On Fri, Feb 03, 2023 at 01:19:53PM +0100, Peter Zijlstra wrote:
> On Fri, Feb 03, 2023 at 07:48:35PM +0900, Tetsuo Handa wrote:
> > On 2023/02/03 19:22, Tetsuo Handa wrote:
> > > Yes, this bug is caused by commit f5d39b020809 ("freezer,sched: Rewrite core freezer
> > > logic"), for that commit for unknown reason omits wait_for_completion(&done) call
> > > when wait_for_completion_state(&done, state) returned -ERESTARTSYS.
> > >
> > > Peter, is it safe to restore wait_for_completion(&done) call?
> > >
> >
> > Something like this?
> >
> > diff --git a/kernel/umh.c b/kernel/umh.c
> > index 850631518665..97230edb1849 100644
> > --- a/kernel/umh.c
> > +++ b/kernel/umh.c
> > @@ -441,8 +441,8 @@ int call_usermodehelper_exec(struct subprocess_info *sub_info, int wait)
> > if (wait & UMH_KILLABLE)
> > state |= TASK_KILLABLE;
> >
> > - if (wait & UMH_FREEZABLE)
> > - state |= TASK_FREEZABLE;
> > + //if (wait & UMH_FREEZABLE)
> > + // state |= TASK_FREEZABLE;
> >
> > retval = wait_for_completion_state(&done, state);
> > if (!retval)
> > @@ -452,7 +452,9 @@ int call_usermodehelper_exec(struct subprocess_info *sub_info, int wait)
> > /* umh_complete() will see NULL and free sub_info */
> > if (xchg(&sub_info->complete, NULL))
> > goto unlock;
> > + /* fallthrough, umh_complete() was already called */
> > }
> > + wait_for_completion(&done);
> >
> > wait_done:
> > retval = sub_info->retval;
> >
> > How does TASK_FREEZABLE affect here?
>
> It marks those waits that are safe to convert to a frozen state.
>
> > Since call_usermodehelper_exec() is a function for starting and
> > waiting for termination of a userspace process (which is subjected to
> > freezing), the caller of call_usermodehelper_exec() can't wait for the
> > termination of that userspace process if that process was frozen, and
> > wait_for_completion()
> > blocks forever?
>
> It'll probably make the freeze fail and abort the suspend. We first
> freezer userspace (including the helper), then we try and freeze all the
> kernel threads. If we can't, we error out and abort -- waking everything
> back up.
>
> But now I realize what I missed before, wait_for_completion() it not
> interruptible.
>
> I think the right fix is to:
>
> state &= ~TASK_KILLABLE;
state &= ~__TASK_WAKEKILL;
we don't want to mask out UNINTERUPTIBLE, that would be bad.

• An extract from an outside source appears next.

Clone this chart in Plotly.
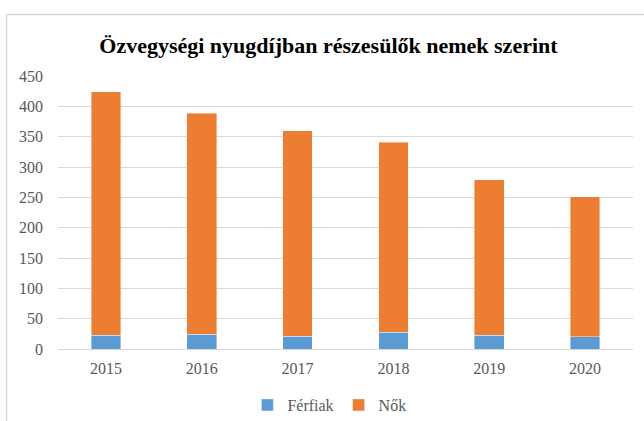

> wait_for_completion_state(&done, state);
>
> Also, put in a comment..
On 2023/02/03 21:30, Peter Zijlstra wrote:
>> I think the right fix is to:
>>
>> state &= ~TASK_KILLABLE;
>
> state &= ~__TASK_WAKEKILL;
>
> we don't want to mask out UNINTERUPTIBLE, that would be bad.
This code was made killable as a solution for CVE-2012-4398.
Although OOM reaper is available today, making back to unkillable is not smart.
>
>> wait_for_completion_state(&done, state);
>>
>> Also, put in a comment..
On Fri, Feb 03, 2023 at 09:59:51PM +0900, Tetsuo Handa wrote:
> On 2023/02/03 21:30, Peter Zijlstra wrote:
> >> I think the right fix is to:
> >>
> >> state &= ~TASK_KILLABLE;
> >
> > state &= ~__TASK_WAKEKILL;
> >
> > we don't want to mask out UNINTERUPTIBLE, that would be bad.
>
> This code was made killable as a solution for CVE-2012-4398.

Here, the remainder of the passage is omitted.